Many Women Are Shot by Their Abusers. Kentucky’s Response? Arm Them.

Kentucky has lax restrictions on domestic abusers’ gun ownership—and the nation’s highest rate of fatal gun violence between partners.


This week, a Kentucky law kicks in that aims to protect domestic violence victims—not by taking away guns from their abusers, but by making it easier for victims to carry guns.

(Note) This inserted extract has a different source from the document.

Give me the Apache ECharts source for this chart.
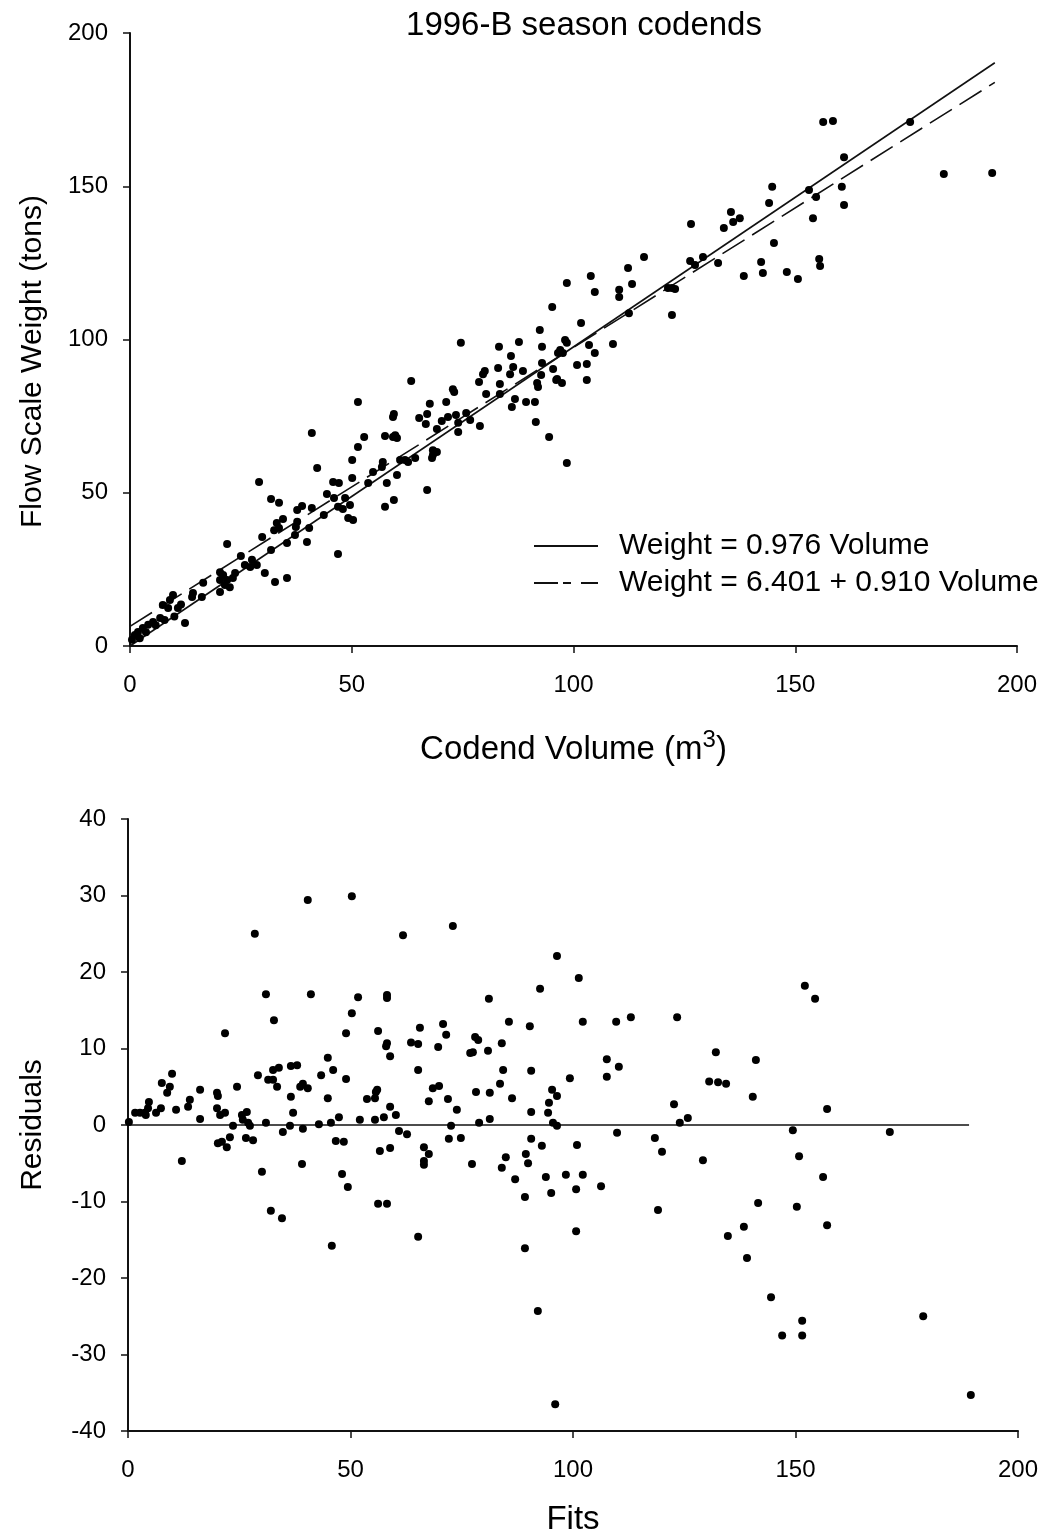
<!DOCTYPE html>
<html>
<head>
<meta charset="utf-8">
<title>1996-B season codends</title>
<script src="https://cdn.jsdelivr.net/npm/echarts@6/dist/echarts.min.js"></script>
<style>
  html, body { margin: 0; padding: 0; background: #fff; }
  #chart { width: 1043px; height: 1537px; }
</style>
</head>
<body>
<div id="chart"></div>
<script>
// codend volume (m3), flow scale weight (tons)
const volumeWeight = [
  [0.45, 2.0], [1.1, 3.6], [1.8, 4.6], [2.2, 2.5], [2.9, 5.9], [3.6, 4.5], [4.1, 6.9], [5.2, 7.8], [5.8, 6.8],
  [6.8, 9.1], [7.4, 13.4], [7.8, 8.5], [8.6, 12.4], [9.0, 15.0], [9.7, 16.6], [10.0, 9.6], [10.8, 12.4],
  [11.5, 13.5], [12.4, 7.5], [14.0, 16.0], [14.2, 17.3], [16.2, 16.0], [16.5, 20.6], [20.3, 24.1], [21.0, 23.2],
  [21.9, 21.5], [20.3, 21.5], [23.2, 22.2], [21.4, 19.9], [22.5, 19.2], [20.3, 17.6], [23.7, 23.8], [21.9, 33.3],
  [25.0, 29.4], [27.5, 28.1], [27.1, 25.8], [28.6, 26.4], [25.9, 26.4], [30.4, 23.8], [32.7, 20.9], [35.4, 22.2],
  [29.1, 53.5], [29.8, 35.6], [31.8, 48.0], [31.8, 31.3], [32.5, 37.8], [33.1, 40.1], [33.6, 46.7], [33.6, 38.5],
  [34.5, 41.4], [35.4, 33.6], [37.2, 36.2], [37.4, 38.8], [37.7, 44.4], [37.7, 40.5], [38.8, 45.7], [39.9, 33.9],
  [40.4, 38.5], [41.0, 69.5], [41.0, 45.0], [42.2, 58.1], [43.7, 42.7], [44.4, 49.6], [45.8, 53.5], [46.0, 48.3],
  [46.9, 45.4], [46.9, 30.0], [47.1, 53.2], [48.0, 44.7], [48.5, 48.3], [49.2, 41.8], [49.6, 46.0], [50.1, 60.7],
  [50.1, 54.8], [50.3, 41.1], [51.4, 79.6], [51.4, 64.9], [52.8, 68.2], [53.7, 53.2], [54.8, 56.8], [56.8, 58.4],
  [57.0, 60.0], [57.5, 68.5], [57.5, 45.4], [57.9, 53.2], [59.3, 74.7], [59.3, 68.2], [59.5, 75.7], [59.5, 47.6],
  [59.8, 68.8], [60.2, 67.9], [60.2, 55.8], [60.9, 60.7], [62.0, 60.7], [62.7, 60.0], [63.4, 86.5], [64.3, 61.3],
  [65.2, 74.4], [66.7, 72.4], [67.0, 75.7], [67.0, 50.9], [67.6, 79.0], [68.1, 61.3], [68.3, 63.9], [68.3, 62.3],
  [69.2, 70.8], [69.2, 63.3], [70.3, 73.4], [71.3, 79.6], [71.7, 74.7], [72.8, 83.8], [73.1, 82.9], [73.5, 75.4],
  [74.0, 69.8], [74.0, 72.8], [74.6, 98.9], [75.8, 76.0], [76.7, 73.7], [78.7, 86.1], [78.9, 71.8], [79.6, 88.7],
  [80.0, 89.7], [80.3, 82.2], [83.0, 90.7], [83.2, 97.6], [83.4, 85.5], [83.4, 82.2], [85.7, 88.7], [85.9, 94.6],
  [86.1, 78.0], [86.4, 91.0], [86.8, 80.6], [87.7, 99.2], [88.6, 89.7], [89.3, 79.6], [91.3, 79.6], [91.5, 73.1],
  [91.8, 85.8], [92.0, 84.5], [92.4, 103.1], [92.7, 88.4], [92.9, 97.6], [92.9, 92.3], [94.5, 68.2], [95.2, 110.6],
  [95.4, 90.4], [96.1, 86.8], [96.3, 87.1], [96.5, 95.6], [97.0, 96.6], [97.4, 85.8], [97.6, 95.6], [98.1, 99.8],
  [98.5, 118.4], [98.5, 98.9], [98.5, 59.7], [100.8, 91.7], [101.7, 105.4], [103.0, 92.0], [103.0, 86.8],
  [103.5, 98.2], [103.9, 120.7], [104.8, 115.5], [104.8, 95.6], [108.9, 98.5], [110.3, 116.2], [110.3, 113.9],
  [112.3, 123.3], [112.5, 108.6], [113.2, 118.1], [115.9, 126.9], [121.3, 116.8], [122.2, 116.8], [122.2, 108.0],
  [122.9, 116.5], [126.3, 125.6], [126.5, 137.7], [127.4, 124.3], [129.2, 126.9], [132.6, 125.0], [133.9, 136.4],
  [135.5, 141.6], [136.0, 138.3], [137.5, 139.6], [138.4, 120.7], [142.3, 125.3], [142.7, 121.7], [144.1, 144.5],
  [144.8, 149.8], [145.2, 131.5], [148.1, 122.0], [150.6, 119.7], [153.1, 148.8], [154.0, 139.6], [154.7, 146.5],
  [155.4, 126.3], [155.6, 124.0], [156.3, 171.0], [158.5, 171.3], [160.5, 149.8], [161.0, 159.5], [161.0, 143.9],
  [175.9, 171.0], [183.5, 154.0], [194.4, 154.3]
];

// regression lines, end points
const fitThroughOrigin = [[0, 0], [195, 190.3]];
const fitWithIntercept = [[0, 6.4], [195, 183.9]];
const fitNames = ['Weight = 0.976 Volume', 'Weight = 6.401 + 0.910 Volume'];

// fitted value, residual
const fitResidual = [
  [0.2, 0.4], [1.6, 1.6], [2.7, 1.6], [3.8, 1.6], [4.5, 2.2], [4.7, 3.0], [4.0, 1.3], [6.3, 1.6], [7.4, 2.2],
  [7.6, 5.5], [9.4, 5.0], [9.9, 6.7], [8.8, 4.2], [10.8, 2.0], [13.9, 3.3], [13.5, 2.4], [16.2, 4.6], [16.2, 0.8],
  [12.1, -4.7], [21.8, 12.0], [20.0, 4.2], [20.2, 3.8], [20.0, 2.2], [20.7, 1.3], [21.8, 1.6], [24.5, 5.0],
  [20.2, -2.4], [21.1, -2.2], [22.2, -2.9], [22.9, -1.6], [23.6, -0.1], [25.6, 1.3], [26.7, 1.7], [25.8, 0.7],
  [27.0, 0.3], [27.4, -0.1], [26.5, -1.7], [28.1, -2.0], [28.5, 25.0], [29.2, 6.5], [31.0, 17.1], [32.8, 13.7],
  [31.5, 5.9], [32.6, 5.9], [33.5, 5.0], [32.6, 7.2], [33.9, 7.5], [31.0, 0.3], [30.1, -6.1], [32.1, -11.2],
  [34.6, -12.2], [34.8, -0.9], [36.4, -0.1], [36.6, 3.7], [37.1, 1.6], [36.6, 7.7], [38.0, 7.8], [38.7, 5.0],
  [39.3, 5.4], [40.4, 4.8], [39.3, -0.5], [39.1, -5.1], [40.4, 29.4], [41.1, 17.1], [42.9, 0.1], [43.4, 6.5],
  [44.9, 8.8], [46.1, 7.2], [44.9, 3.5], [45.6, 0.3], [47.4, 1.0], [46.7, -2.1], [48.5, -2.2], [48.1, -6.4],
  [49.4, -8.1], [45.8, -15.8], [49.0, 6.0], [49.0, 12.0], [50.3, 29.9], [51.7, 16.7], [50.3, 14.6], [53.7, 3.4],
  [52.1, 0.7], [55.5, 0.7], [55.7, 4.3], [56.0, 4.6], [55.5, 3.5], [56.2, 12.3], [58.2, 17.0], [58.2, 16.6],
  [58.2, 10.7], [58.0, 10.3], [58.9, 9.0], [58.9, 2.4], [57.5, 1.0], [60.2, 1.3], [56.6, -3.4], [58.9, -3.0],
  [60.9, -0.8], [62.7, -1.2], [56.2, -10.3], [58.2, -10.3], [61.8, 24.8], [63.6, 10.8], [65.2, 10.6], [65.2, 7.2],
  [65.6, 12.7], [65.2, -14.6], [73.0, 26.0], [96.4, 22.1], [101.3, 19.2], [92.6, 17.8], [81.1, 16.5], [70.8, 13.2],
  [71.5, 11.8], [69.7, 10.2], [78.0, 11.5], [78.7, 11.1], [76.9, 9.4], [77.5, 9.5], [80.9, 9.7], [84.0, 10.7],
  [85.6, 13.5], [90.3, 12.9], [102.2, 13.5], [109.7, 13.5], [113.0, 14.1], [123.4, 14.1], [84.3, 7.2], [90.6, 7.1],
  [68.5, 4.8], [69.9, 5.1], [67.6, 3.1], [71.9, 3.4], [73.9, 2.0], [78.2, 4.3], [81.3, 4.2], [83.6, 5.4],
  [86.3, 3.5], [90.6, 1.7], [107.6, 8.6], [110.3, 7.6], [107.6, 6.3], [99.3, 6.1], [95.3, 4.6], [96.4, 3.8],
  [94.6, 2.9], [94.4, 1.6], [72.6, -0.1], [78.9, 0.3], [81.3, 0.8], [95.5, 0.3], [96.4, -0.1], [122.7, 2.7],
  [124.0, 0.3], [125.8, 0.9], [66.5, -2.9], [67.6, -3.8], [66.5, -4.7], [66.5, -5.2], [72.1, -1.8], [74.8, -1.7],
  [77.3, -5.1], [84.9, -4.2], [84.0, -5.6], [90.6, -1.8], [93.0, -2.7], [89.4, -3.8], [89.9, -5.0], [87.0, -7.1],
  [89.2, -9.4], [93.9, -6.8], [95.1, -8.9], [98.4, -6.5], [102.2, -6.5], [100.7, -8.4], [106.3, -8.0],
  [100.9, -2.6], [109.9, -1.0], [118.4, -1.7], [120.0, -3.5], [119.1, -11.1], [100.7, -13.9], [89.2, -16.1],
  [92.1, -24.3], [96.0, -36.5], [152.1, 18.2], [154.4, 16.5], [132.1, 9.5], [141.1, 8.5], [130.6, 5.7],
  [132.6, 5.6], [134.4, 5.4], [140.4, 3.7], [157.1, 2.1], [149.4, -0.7], [171.2, -0.9], [129.2, -4.6],
  [150.8, -4.1], [156.2, -6.8], [141.6, -10.2], [150.3, -10.7], [157.1, -13.1], [134.8, -14.5], [138.4, -13.3],
  [139.1, -17.4], [144.5, -22.5], [151.5, -25.6], [147.0, -27.5], [151.5, -27.5], [178.7, -25.0], [189.4, -35.3]
];
const zeroLine = [[0, 0], [189, 0]];

// axis ranges
const volumeTicks = [0, 50, 100, 150, 200];
const weightTicks = [0, 50, 100, 150, 200];
const fitTicks = [0, 50, 100, 150, 200];
const residualTicks = [-40, -30, -20, -10, 0, 10, 20, 30, 40];

const FONT = 'Liberation Sans, Arial, sans-serif';
const INK = '#111';
const DASH = [26, 9];

function axisBase(ticks) {
  return {
    type: 'value',
    min: ticks[0],
    max: ticks[ticks.length - 1],
    interval: ticks[1] - ticks[0],
    splitLine: { show: false },
    axisLine: { show: true, onZero: false, lineStyle: { color: INK, width: 2 } },
    axisTick: { show: true, inside: false, length: 7, lineStyle: { color: INK, width: 1.5 } },
    axisLabel: { color: '#000', fontSize: 24, fontFamily: FONT },
    nameTextStyle: { color: '#000', fontSize: 30, fontFamily: FONT }
  };
}

let myChart = echarts.init(document.getElementById('chart'), null, { renderer: 'canvas' });

let option = {
  backgroundColor: '#fff',
  animation: false,
  title: {
    text: '1996-B season codends',
    left: 579,
    textAlign: 'center',
    top: 4,
    textStyle: { color: '#000', fontSize: 33, fontWeight: 'normal', fontFamily: FONT }
  },
  legend: {
    orient: 'vertical',
    left: 533,
    top: 531,
    itemWidth: 64,
    itemHeight: 14,
    itemGap: 7,
    padding: 0,
    data: [
      { name: fitNames[0], itemStyle: { opacity: 0 } },
      { name: fitNames[1], itemStyle: { opacity: 0 }, lineStyle: { type: [24, 5, 8, 10] } }
    ],
    textStyle: { color: '#000', fontSize: 30, fontFamily: FONT, padding: [0, 0, 0, 16] }
  },
  grid: [
    { left: 130, top: 33, width: 887, height: 613 },
    { left: 128, top: 819, width: 890, height: 612 }
  ],
  xAxis: [
    Object.assign(axisBase(volumeTicks), {
      gridIndex: 0,
      name: 'Codend Volume (m{sup|3})',
      nameLocation: 'middle',
      nameGap: 82,
      axisLabel: { color: '#000', fontSize: 24, fontFamily: FONT, margin: 27 },
      nameTextStyle: {
        color: '#000', fontSize: 33, fontFamily: FONT,
        rich: { sup: { fontSize: 24, fontFamily: FONT, color: '#000', padding: [0, 0, 20, 0] } }
      }
    }),
    Object.assign(axisBase(fitTicks), {
      gridIndex: 1,
      name: 'Fits',
      nameLocation: 'middle',
      nameGap: 72,
      axisLabel: { color: '#000', fontSize: 24, fontFamily: FONT, margin: 27 },
      nameTextStyle: { color: '#000', fontSize: 33, fontFamily: FONT }
    })
  ],
  yAxis: [
    Object.assign(axisBase(weightTicks), {
      gridIndex: 0,
      name: 'Flow Scale Weight (tons)',
      nameLocation: 'middle',
      nameGap: 82,
      axisLabel: { color: '#000', fontSize: 24, fontFamily: FONT, margin: 22 },
      nameTextStyle: { color: '#000', fontSize: 30, fontFamily: FONT, padding: [0, 44, 0, 0] }
    }),
    Object.assign(axisBase(residualTicks), {
      gridIndex: 1,
      name: 'Residuals',
      nameLocation: 'middle',
      nameGap: 80,
      axisLabel: { color: '#000', fontSize: 24, fontFamily: FONT, margin: 22 }
    })
  ],
  series: [
    {
      name: fitNames[0],
      type: 'line',
      xAxisIndex: 0,
      yAxisIndex: 0,
      data: fitThroughOrigin,
      showSymbol: false,
      symbol: 'none',
      lineStyle: { color: INK, width: 1.6 },
      itemStyle: { color: INK },
      z: 3
    },
    {
      name: fitNames[1],
      type: 'line',
      xAxisIndex: 0,
      yAxisIndex: 0,
      data: fitWithIntercept,
      showSymbol: false,
      symbol: 'none',
      lineStyle: { color: INK, width: 1.6, type: DASH },
      itemStyle: { color: INK },
      z: 3
    },
    {
      name: 'Observed',
      type: 'scatter',
      xAxisIndex: 0,
      yAxisIndex: 0,
      data: volumeWeight,
      symbol: 'circle',
      symbolSize: 8,
      itemStyle: { color: '#000', opacity: 1 },
      z: 4
    },
    {
      name: 'Zero',
      type: 'line',
      xAxisIndex: 1,
      yAxisIndex: 1,
      data: zeroLine,
      showSymbol: false,
      symbol: 'none',
      lineStyle: { color: INK, width: 1.6 },
      z: 3
    },
    {
      name: 'Residuals',
      type: 'scatter',
      xAxisIndex: 1,
      yAxisIndex: 1,
      data: fitResidual,
      symbol: 'circle',
      symbolSize: 8,
      itemStyle: { color: '#000', opacity: 1 },
      z: 4
    }
  ]
};

if (option && typeof option === 'object') {
  myChart.setOption(option);
}
</script>
</body>
</html>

Kentucky has some of the most lax gun restrictions for domestic violence perps in the nation, and between 2003 and 2012, a greater percentage of intimate-partner homicides in Kentucky were committed with guns than anywhere else in the country. A number of states prohibit certain domestic abusers from possessing guns with laws that bar convicted stalkers, people subject to temporary restraining orders, or dating partners convicted of domestic violence from owning guns. Kentucky does none of that. For the chart above, Mother Jones looked at eight gun restrictions related to domestic violence that states have enacted; Kentucky had zero. (In the chart, Kentucky is in the upper right-hand corner.)

The new Kentucky law, which passed with overwhelming bipartisan support, doesn’t stop abusers from possessing a firearm. But it makes it easier for victims to carry a weapon. Under the law, anyone granted an emergency protective order or who obtains a domestic violence order can apply for a permit to carry a concealed weapon, temporarily waiving the requirement to complete firearms training. (The person still has to complete a background check.) This means a victim (or someone threatened with domestic violence) can obtain a concealed carry permit in as little as 24 hours.

Here’s how that might play out in real life. Last year, Alisha Waters obtained an emergency protective order in Kentucky against her estranged husband, who was allegedly stalking her. Under Kentucky law, an emergency protective order does not bar the target of the order from possessing or purchasing firearms. (A new federal bill seeks to change that.) Her husband came to her workplace in Fort Thomas and shot her multiple times with a legally-obtained gun—rendering her a quadriplegic—before killing himself.

If the new Kentucky law had been in place, Waters’ husband would still have been allowed to purchase guns. But Waters would have been able to get an expedited concealed carry permit. She spoke to WLWT News 5 on Tuesday about the law, noting, “I don’t know that it’s a good idea.”

The new law is based on an argument long pushed by gun rights advocates: women are safer when they are toting guns. But researchers have questioned this notion. A study published in the Annals of Emergency Medicine found that 20 percent of women killed in California were murdered by an intimate partner using a gun. But among the female victims who had purchased handguns, that number jumped to 45 percent.

“In America, on average, 46 women are shot to death by a current or former husband or boyfriend each month,” says Stacey Radnor, a spokesperson for Everytown for Gun Safety. “This latest move in Kentucky is a distraction from what we should really be focusing on: saving women’s lives by keeping guns out of the hands of domestic abusers.”